Throughout the Complete Christian Guide, the authors repeatedly fail to make any moral distinction between consensual and nonconsensual sex acts and relationship structures. In a chapter about same-sex marriage, one author rhetorically asks “If a father wants to marry his 14-year-old daughter, on what grounds can we deny him? Wouldn’t that be discrimination?” (p. 356) And that’s the end of the paragraph—the text moves on and leaves this question dangling as if there is no obvious answer to a query conflating consensual same-sex marriage among adults and an incestuous marriage between a parent and child that any reasonable person would recognize as nonconsensual (children cannot give consent) and therefore inherently abusive. This is just one example, but the absence of the topic of consent can be felt throughout the book. There is never a meaningful discussion of where consent fits into a framework for sexual ethics.

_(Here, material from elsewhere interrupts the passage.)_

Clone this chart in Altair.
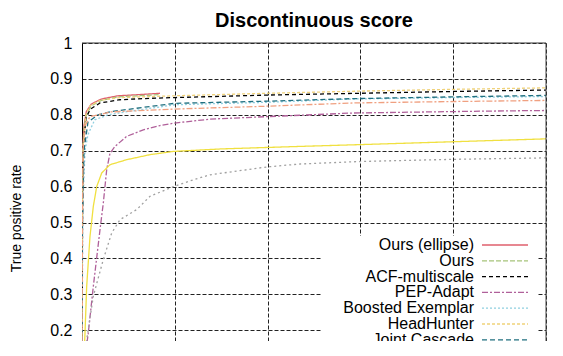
import altair as alt
import pandas as pd

# ---------------- data ----------------
series_names = ["Ours (ellipse)", "Ours", "ACF-multiscale", "PEP-Adapt",
                "Boosted Exemplar", "HeadHunter", "Joint Cascade",
                "Yan et al.", "SURF multiview", "Viola-Jones"]

fp_ellipse = [0, 1, 2.2, 4.3, 9.3, 20, 41.6, 77.6, 120, 168]
tpr_ellipse = [0.15, 0.6, 0.72, 0.77, 0.809, 0.83, 0.844, 0.853, 0.856, 0.86]

fp_ours = [0, 1, 2.2, 4.3, 9.3, 20, 41.6, 77.6, 120, 165]
tpr_ours = [0.15, 0.58, 0.70, 0.76, 0.80, 0.825, 0.84, 0.85, 0.853, 0.856]

fp_acf = [0, 1, 2.2, 8.6, 17.2, 38.8, 81.9, 146.6, 200, 400, 600, 800, 1000]
tpr_acf = [0.1, 0.5, 0.7, 0.79, 0.815, 0.833, 0.842, 0.846, 0.848, 0.855, 0.86, 0.865, 0.869]

fp_pep = [0, 6, 13.6, 24.4, 38.8, 45.9, 53.2, 60.3, 71.1, 96.3, 132.1, 168, 200, 275.9, 400, 584, 800, 916, 1000]
tpr_pep = [0.0, 0.12, 0.193, 0.322, 0.48, 0.554, 0.647, 0.693, 0.712, 0.74, 0.758, 0.77, 0.777, 0.788, 0.795, 0.805, 0.809, 0.811, 0.812]

fp_boosted = [0, 2, 6.5, 12.9, 27.4, 56, 99.1, 200, 400, 584, 800, 1000]
tpr_boosted = [0.1, 0.55, 0.70, 0.745, 0.786, 0.80, 0.809, 0.828, 0.835, 0.844, 0.848, 0.851]

fp_headhunter = [0, 1, 2.2, 8.6, 17.2, 38.8, 81.9, 200, 400, 600, 800, 1000]
tpr_headhunter = [0.1, 0.55, 0.71, 0.80, 0.825, 0.84, 0.848, 0.853, 0.86, 0.866, 0.871, 0.875]

fp_joint = [0, 1, 4.3, 12.9, 34.5, 62.5, 163.8, 200, 400, 584, 800, 1000]
tpr_joint = [0.1, 0.5, 0.70, 0.78, 0.80, 0.809, 0.826, 0.832, 0.838, 0.845, 0.85, 0.854]

fp_yan = [0, 1, 2.2, 6.5, 17.2, 62.5, 200, 400, 584, 800, 1000]
tpr_yan = [0.1, 0.5, 0.70, 0.77, 0.795, 0.808, 0.816, 0.824, 0.833, 0.837, 0.84]

fp_surf = [0, 4, 6.5, 10.1, 17.2, 24.4, 31.7, 42.5, 60.3, 96.3, 146.6, 196.8, 300, 469.8, 600, 800, 1000]
tpr_surf = [0.0, 0.12, 0.193, 0.322, 0.461, 0.545, 0.60, 0.638, 0.661, 0.675, 0.689, 0.698, 0.705, 0.712, 0.717, 0.725, 0.733]

fp_vj = [0, 6, 10.1, 24.4, 45.9, 64, 81.9, 117.9, 146.6, 196.8, 239.9, 275.9, 400, 469.8, 600, 800, 1000]
tpr_vj = [0.0, 0.12, 0.174, 0.295, 0.397, 0.471, 0.508, 0.536, 0.573, 0.60, 0.619, 0.633, 0.655, 0.663, 0.670, 0.676, 0.68]

y_ticks = [0.2, 0.3, 0.4, 0.5, 0.6, 0.7, 0.8, 0.9, 1.0]
x_ticks = [0, 200, 400, 600, 800, 1000]

# ---------------- styles ----------------
series_colors = ["#e0606e", "#a6c47a", "#000000", "#b0609a", "#8fcfe0",
                 "#f0d27a", "#1f6f7f", "#f0a080", "#f0e040", "#a0a0a0"]
series_dashes = [[1, 0], [5, 2], [4, 3], [6, 2, 2, 2], [2, 2],
                 [3, 2], [5, 3], [6, 2, 2, 2], [1, 0], [2, 3]]
legend_count = 7

all_fp = [fp_ellipse, fp_ours, fp_acf, fp_pep, fp_boosted, fp_headhunter,
          fp_joint, fp_yan, fp_surf, fp_vj]
all_tpr = [tpr_ellipse, tpr_ours, tpr_acf, tpr_pep, tpr_boosted, tpr_headhunter,
           tpr_joint, tpr_yan, tpr_surf, tpr_vj]

rows = []
for k, (name, xs, ys) in enumerate(zip(series_names, all_fp, all_tpr)):
    for j, (xv, yv) in enumerate(zip(xs, ys)):
        rows.append({"series": name, "fp": xv, "tpr": yv, "k": k, "j": j})
df = pd.DataFrame(rows)

W, H = 464, 298
FONT = "Liberation Sans"

color_scale = alt.Scale(domain=series_names, range=series_colors)
dash_scale = alt.Scale(domain=series_names, range=series_dashes)

lines = alt.Chart(df).mark_line(strokeWidth=1.3, clip=True).encode(
    x=alt.X("fp:Q", scale=alt.Scale(domain=[0, 1000], nice=False),
            axis=alt.Axis(values=x_ticks, labels=False, ticks=False, domain=False,
                          title=None, grid=True)),
    y=alt.Y("tpr:Q", scale=alt.Scale(domain=[0.17, 1.0], nice=False, zero=False),
            axis=alt.Axis(values=y_ticks, format=".1~f", grid=True, tickSize=0,
                          labelPadding=10, labelFontSize=16, labelFont=FONT,
                          labelColor="black", domainColor="black", domainWidth=1,
                          title="True positive rate", titleFont=FONT, titleFontSize=14,
                          titleFontWeight="normal", titleColor="black",
                          titleAngle=270, titleBaseline="middle", titleAlign="center",
                          titleX=-66, titleY=175)),
    color=alt.Color("series:N", scale=color_scale, legend=None),
    strokeDash=alt.StrokeDash("series:N", scale=dash_scale, legend=None),
    detail="k:N",
    order="j:Q",
)

one = pd.DataFrame({"a": [0]})

legend_box = alt.Chart(one).mark_rect(color="white").encode(
    x=alt.value(240), x2=alt.value(455), y=alt.value(193), y2=alt.value(H)
)

layers = [lines, legend_box]
for i in range(legend_count):
    ld = pd.DataFrame({"series": [series_names[i]]})
    ypix = 202 + 15.8 * i
    layers.append(alt.Chart(ld).mark_rule(strokeWidth=1.3).encode(
        x=alt.value(400), x2=alt.value(446), y=alt.value(ypix),
        color=alt.Color("series:N", scale=color_scale, legend=None),
        strokeDash=alt.StrokeDash("series:N", scale=dash_scale, legend=None),
    ))
    layers.append(alt.Chart(ld).mark_text(align="right", baseline="middle", fontSize=16,
                                          font=FONT, color="black", clip=True).encode(
        x=alt.value(392), y=alt.value(ypix), text="series:N"
    ))

top_border = alt.Chart(one).mark_rule(color="#333333", strokeWidth=1).encode(
    x=alt.value(0), x2=alt.value(W), y=alt.value(0))
right_border = alt.Chart(one).mark_rule(color="#444444", strokeWidth=1).encode(
    x=alt.value(W), y=alt.value(0), y2=alt.value(H))
layers += [top_border, right_border]

chart = alt.layer(*layers).properties(
    width=W, height=H,
    title=alt.TitleParams("Discontinuous score", fontSize=20, fontWeight="bold",
                          font=FONT, color="black", offset=4, anchor="middle"),
    autosize=alt.AutoSizeParams(type="none"),
    padding={"left": 74, "top": 35, "right": 5, "bottom": 0},
).configure_view(stroke=None).configure_axis(
    gridColor="#222222", gridDash=[4, 2], gridWidth=1, gridOpacity=1
)

chart.save("out.html", embed_options={"renderer": "svg", "actions": False})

In one chapter, Dallas (the main author) seeks to dismantle the common arguments made by advocates of pro-gay theology. He does this by isolating each passage of scripture that may reference homosexuality and then setting up a dichotomy between what he calls the traditional view and the (pro-gay) revisionist view. This dichotomy gives the reader the impression that these two opposing views are our only options when interpreting these passages. Meanwhile, there is no discussion of biblical hermeneutics or historical criticism. Nor is there a meaningful discussion of biblical inerrancy or inspiration (these views are largely assumed to be shared with the reader). 2 Timothy 3:16 is used as a proof for inspiration, but nowhere is it mentioned that most scholars believe the pastoral letters (1 & 2 Timothy) are pseudonymous and not actually written by the apostle Paul. Dallas does not disclose his interpretive methodologies because that would undermine his goal of holding out his interpretation as a “common sense reading.” However, I do not think, for example, that it is common sense to assume the apostle Paul had the same understanding of human sexuality as a Hellenized Jew in the 1st-century Greco-Roman world as we do now.
I think a quality exegesis of these passages would require quality biblical criticism. What is our interpretive framework here? What methodologies of interpretation are we using? What was the biblical author’s intent in writing this passage? Who was the intended audience? What historical context may be informative of the biblical author’s point of view? These questions are not answered here, and their importance is not acknowledged in any meaningful way. I do not believe answering these questions would result in anyone arriving at a “pro-gay” theology as defined by Dallas but rather it would surely affect how we use the biblical text in trying to answer complicated questions about human sexuality.
These are just a couple of the major deficiencies in the book. I caution anyone who reads this with the hope of obtaining a “complete” understanding of homosexuality, Christian or not.